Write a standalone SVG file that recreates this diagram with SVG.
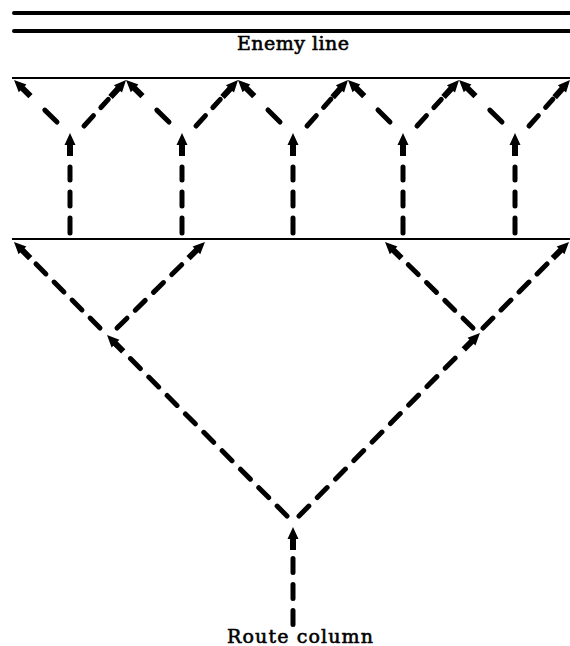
<svg xmlns="http://www.w3.org/2000/svg" width="570" height="646" viewBox="0 0 570 646">
<style>
.bg{fill:#fff}
.heavy{stroke:#000;stroke-width:4;stroke-linecap:round;fill:none}
.thin{stroke:#000;stroke-width:2;fill:none}
.lbl{font-family:"DejaVu Serif","Liberation Serif",serif;font-size:19px;fill:#000;stroke:#000;stroke-width:0.6;text-anchor:middle}
.d{stroke:#000;stroke-width:5;stroke-linecap:round;fill:none;marker-end:url(#ah)}
.v3{stroke-dasharray:15 12 14 12 13 60}
.ul{stroke-dasharray:17 80}
.ur{stroke-dasharray:14 11 11 60}
.l4{stroke-dasharray:14 11.5 14 11.5 14 11.5 14 60}
.m9{stroke-dasharray:14 12 14 12 14 12 14 12 14 12 14 12 14 12 14 12 14 80}
.mv{stroke-dasharray:14 12 14 12 14 60}
</style>
<defs>
<marker id="ah" markerUnits="userSpaceOnUse" markerWidth="26" markerHeight="14" refX="5" refY="7" orient="auto" overflow="visible">
<path d="M0,4 L11,4 L11,1.5 L23,7 L11,12.5 L11,10 L0,10 Z" fill="#000"/>
</marker>
</defs>
<rect class="bg" x="0" y="0" width="570" height="646"/>
<g id="enemy-line">
<line class="heavy" x1="14" y1="13" x2="572" y2="13"/>
<line class="heavy" x1="14" y1="31" x2="572" y2="31"/>
<text class="lbl" x="293" y="50" textLength="112" lengthAdjust="spacing">Enemy line</text>
</g>
<g id="upper-line">
<line class="thin" x1="12" y1="78" x2="570" y2="78"/>
</g>
<g id="lower-line">
<line class="thin" x1="12" y1="239" x2="570" y2="239"/>
</g>
<g id="route-column">
<text class="lbl" x="300" y="643" textLength="146" lengthAdjust="spacing">Route column</text>
</g>
<g id="connectors">
<!-- main route column -->
<path class="d mv" d="M293,624.5 L293,545"/>
<path class="d m9" d="M287,516 L119.7,347.8"/>
<path class="d m9" d="M299,516 L467.3,345.8"/>
<!-- lower band -->
<path class="d l4" d="M100,328 L26.7,254.7"/>
<path class="d l4" d="M117,328 L192.1,254.6"/>
<path class="d l4" d="M473,328 L397.9,254.6"/>
<path class="d l4" d="M483,328 L556.3,254.7"/>
<!-- upper band verticals -->
<path class="d v3" d="M70,233 L70,151"/>
<path class="d v3" d="M182,233 L182,151"/>
<path class="d v3" d="M293,233 L293,151"/>
<path class="d v3" d="M403,233 L403,151"/>
<path class="d v3" d="M515,233 L515,151"/>
<!-- upper band left arms -->
<path class="d ul" d="M57,122 L26.9,92.6"/>
<path class="d ul" d="M169,122 L138.9,92.6"/>
<path class="d ul" d="M280,122 L250.7,92.7"/>
<path class="d ul" d="M390,122 L360.7,92.7"/>
<path class="d ul" d="M502,122 L471.9,92.6"/>
<!-- upper band right arms -->
<path class="d ur" d="M84,126 L113.9,93.3"/>
<path class="d ur" d="M196,126 L225.9,93.3"/>
<path class="d ur" d="M307,126 L336,93.4"/>
<path class="d ur" d="M417,126 L446.9,93.3"/>
<path class="d ur" d="M529,126 L558,93.4"/>
</g>
</svg>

→ **The request**: Without the pictures, write out the whole listing above exactly as it appears.

→ **The output**:
Write a standalone SVG file that recreates this diagram with SVG.
<svg xmlns="http://www.w3.org/2000/svg" width="570" height="646" viewBox="0 0 570 646">
<style>
.bg{fill:#fff}
.heavy{stroke:#000;stroke-width:4;stroke-linecap:round;fill:none}
.thin{stroke:#000;stroke-width:2;fill:none}
.lbl{font-family:"DejaVu Serif","Liberation Serif",serif;font-size:19px;fill:#000;stroke:#000;stroke-width:0.6;text-anchor:middle}
.d{stroke:#000;stroke-width:5;stroke-linecap:round;fill:none;marker-end:url(#ah)}
.v3{stroke-dasharray:15 12 14 12 13 60}
.ul{stroke-dasharray:17 80}
.ur{stroke-dasharray:14 11 11 60}
.l4{stroke-dasharray:14 11.5 14 11.5 14 11.5 14 60}
.m9{stroke-dasharray:14 12 14 12 14 12 14 12 14 12 14 12 14 12 14 12 14 80}
.mv{stroke-dasharray:14 12 14 12 14 60}
</style>
<defs>
<marker id="ah" markerUnits="userSpaceOnUse" markerWidth="26" markerHeight="14" refX="5" refY="7" orient="auto" overflow="visible">
<path d="M0,4 L11,4 L11,1.5 L23,7 L11,12.5 L11,10 L0,10 Z" fill="#000"/>
</marker>
</defs>
<rect class="bg" x="0" y="0" width="570" height="646"/>
<g id="enemy-line">
<line class="heavy" x1="14" y1="13" x2="572" y2="13"/>
<line class="heavy" x1="14" y1="31" x2="572" y2="31"/>
<text class="lbl" x="293" y="50" textLength="112" lengthAdjust="spacing">Enemy line</text>
</g>
<g id="upper-line">
<line class="thin" x1="12" y1="78" x2="570" y2="78"/>
</g>
<g id="lower-line">
<line class="thin" x1="12" y1="239" x2="570" y2="239"/>
</g>
<g id="route-column">
<text class="lbl" x="300" y="643" textLength="146" lengthAdjust="spacing">Route column</text>
</g>
<g id="connectors">
<!-- main route column -->
<path class="d mv" d="M293,624.5 L293,545"/>
<path class="d m9" d="M287,516 L119.7,347.8"/>
<path class="d m9" d="M299,516 L467.3,345.8"/>
<!-- lower band -->
<path class="d l4" d="M100,328 L26.7,254.7"/>
<path class="d l4" d="M117,328 L192.1,254.6"/>
<path class="d l4" d="M473,328 L397.9,254.6"/>
<path class="d l4" d="M483,328 L556.3,254.7"/>
<!-- upper band verticals -->
<path class="d v3" d="M70,233 L70,151"/>
<path class="d v3" d="M182,233 L182,151"/>
<path class="d v3" d="M293,233 L293,151"/>
<path class="d v3" d="M403,233 L403,151"/>
<path class="d v3" d="M515,233 L515,151"/>
<!-- upper band left arms -->
<path class="d ul" d="M57,122 L26.9,92.6"/>
<path class="d ul" d="M169,122 L138.9,92.6"/>
<path class="d ul" d="M280,122 L250.7,92.7"/>
<path class="d ul" d="M390,122 L360.7,92.7"/>
<path class="d ul" d="M502,122 L471.9,92.6"/>
<!-- upper band right arms -->
<path class="d ur" d="M84,126 L113.9,93.3"/>
<path class="d ur" d="M196,126 L225.9,93.3"/>
<path class="d ur" d="M307,126 L336,93.4"/>
<path class="d ur" d="M417,126 L446.9,93.3"/>
<path class="d ur" d="M529,126 L558,93.4"/>
</g>
</svg>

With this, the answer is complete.